What is needed: From the listing below, return each line that includes "this".

Records shown:

◇ ◇ ◇ ◇

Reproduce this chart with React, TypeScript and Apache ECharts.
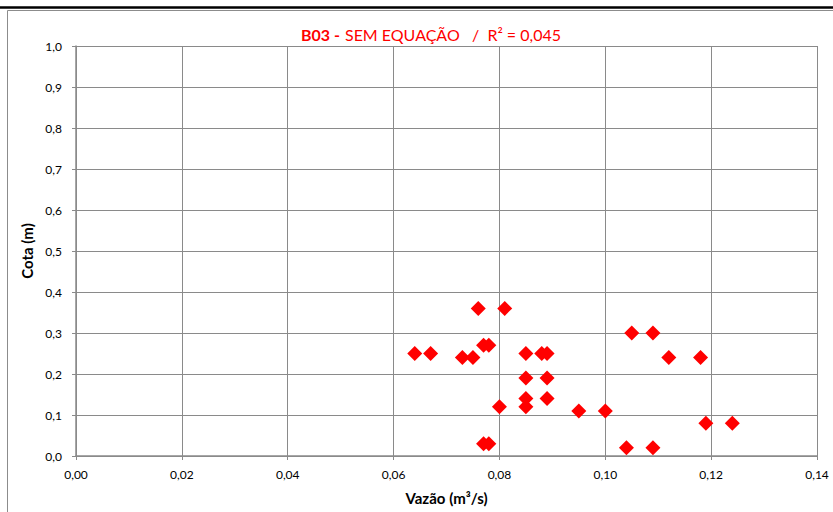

◇ ◇ ◇ ◇

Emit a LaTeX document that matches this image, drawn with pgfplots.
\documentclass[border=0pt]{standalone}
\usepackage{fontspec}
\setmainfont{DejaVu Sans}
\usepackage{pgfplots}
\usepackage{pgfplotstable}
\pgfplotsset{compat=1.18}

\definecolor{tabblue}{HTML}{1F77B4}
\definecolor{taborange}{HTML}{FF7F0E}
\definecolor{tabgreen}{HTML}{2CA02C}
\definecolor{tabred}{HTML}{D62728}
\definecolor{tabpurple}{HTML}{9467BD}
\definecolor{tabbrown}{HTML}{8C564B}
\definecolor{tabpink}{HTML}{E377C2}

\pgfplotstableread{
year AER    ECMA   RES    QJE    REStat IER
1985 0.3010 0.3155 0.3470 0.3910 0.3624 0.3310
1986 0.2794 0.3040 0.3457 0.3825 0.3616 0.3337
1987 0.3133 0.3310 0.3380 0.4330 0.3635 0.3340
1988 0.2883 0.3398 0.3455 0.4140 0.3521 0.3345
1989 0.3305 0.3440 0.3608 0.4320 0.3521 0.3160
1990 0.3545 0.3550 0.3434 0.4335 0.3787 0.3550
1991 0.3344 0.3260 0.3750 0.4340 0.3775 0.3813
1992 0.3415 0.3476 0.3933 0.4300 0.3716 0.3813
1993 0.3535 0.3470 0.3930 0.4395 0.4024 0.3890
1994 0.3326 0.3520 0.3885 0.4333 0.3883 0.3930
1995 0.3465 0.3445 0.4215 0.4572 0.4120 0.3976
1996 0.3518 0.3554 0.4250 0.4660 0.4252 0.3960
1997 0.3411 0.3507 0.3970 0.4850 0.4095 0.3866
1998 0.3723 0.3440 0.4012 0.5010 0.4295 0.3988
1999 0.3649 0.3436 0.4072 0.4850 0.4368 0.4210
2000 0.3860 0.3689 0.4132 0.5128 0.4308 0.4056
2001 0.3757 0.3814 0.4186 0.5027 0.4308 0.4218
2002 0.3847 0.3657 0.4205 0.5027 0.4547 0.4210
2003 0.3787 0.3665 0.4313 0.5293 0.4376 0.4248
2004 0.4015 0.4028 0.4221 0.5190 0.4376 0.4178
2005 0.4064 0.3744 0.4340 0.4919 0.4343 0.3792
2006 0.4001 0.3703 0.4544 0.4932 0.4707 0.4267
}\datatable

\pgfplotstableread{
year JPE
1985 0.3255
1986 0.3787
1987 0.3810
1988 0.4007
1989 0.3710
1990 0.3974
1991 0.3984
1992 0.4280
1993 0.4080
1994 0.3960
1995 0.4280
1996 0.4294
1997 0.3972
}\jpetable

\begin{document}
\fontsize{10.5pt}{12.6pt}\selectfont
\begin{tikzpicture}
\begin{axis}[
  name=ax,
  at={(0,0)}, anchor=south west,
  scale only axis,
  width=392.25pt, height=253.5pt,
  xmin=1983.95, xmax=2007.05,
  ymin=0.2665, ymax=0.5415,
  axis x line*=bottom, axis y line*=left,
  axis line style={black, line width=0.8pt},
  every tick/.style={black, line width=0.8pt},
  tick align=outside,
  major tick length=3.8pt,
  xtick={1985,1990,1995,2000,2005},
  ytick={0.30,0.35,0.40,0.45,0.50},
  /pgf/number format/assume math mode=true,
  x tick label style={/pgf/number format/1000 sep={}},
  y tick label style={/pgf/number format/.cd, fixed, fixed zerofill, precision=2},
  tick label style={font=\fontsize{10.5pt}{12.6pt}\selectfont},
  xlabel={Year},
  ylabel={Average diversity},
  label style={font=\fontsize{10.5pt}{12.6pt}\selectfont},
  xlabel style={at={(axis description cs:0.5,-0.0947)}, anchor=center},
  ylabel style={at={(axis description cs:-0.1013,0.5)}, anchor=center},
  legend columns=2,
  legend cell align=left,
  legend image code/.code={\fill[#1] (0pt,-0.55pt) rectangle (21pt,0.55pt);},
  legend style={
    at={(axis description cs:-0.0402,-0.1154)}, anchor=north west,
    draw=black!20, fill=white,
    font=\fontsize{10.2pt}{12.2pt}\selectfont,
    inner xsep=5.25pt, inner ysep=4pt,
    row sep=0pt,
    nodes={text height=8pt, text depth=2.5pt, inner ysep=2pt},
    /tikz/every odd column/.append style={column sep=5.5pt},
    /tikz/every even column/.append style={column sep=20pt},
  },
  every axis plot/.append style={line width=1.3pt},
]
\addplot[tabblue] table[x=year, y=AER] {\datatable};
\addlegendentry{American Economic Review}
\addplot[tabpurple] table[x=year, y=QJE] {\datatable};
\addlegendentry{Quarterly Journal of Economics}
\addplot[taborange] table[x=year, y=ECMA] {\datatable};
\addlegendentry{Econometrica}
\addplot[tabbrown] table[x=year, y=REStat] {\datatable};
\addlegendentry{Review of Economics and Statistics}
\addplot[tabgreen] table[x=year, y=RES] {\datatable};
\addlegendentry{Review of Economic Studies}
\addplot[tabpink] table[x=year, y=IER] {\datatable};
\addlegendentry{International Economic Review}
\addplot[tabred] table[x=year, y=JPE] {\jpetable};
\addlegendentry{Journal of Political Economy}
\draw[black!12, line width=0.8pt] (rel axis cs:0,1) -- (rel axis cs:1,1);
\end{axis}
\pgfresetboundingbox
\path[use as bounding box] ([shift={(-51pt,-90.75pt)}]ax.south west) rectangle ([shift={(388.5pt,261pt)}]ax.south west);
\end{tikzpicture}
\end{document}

◇ ◇ ◇ ◇

Answer below:
Reproduce this chart with React, TypeScript and Apache ECharts.
Emit a LaTeX document that matches this image, drawn with pgfplots.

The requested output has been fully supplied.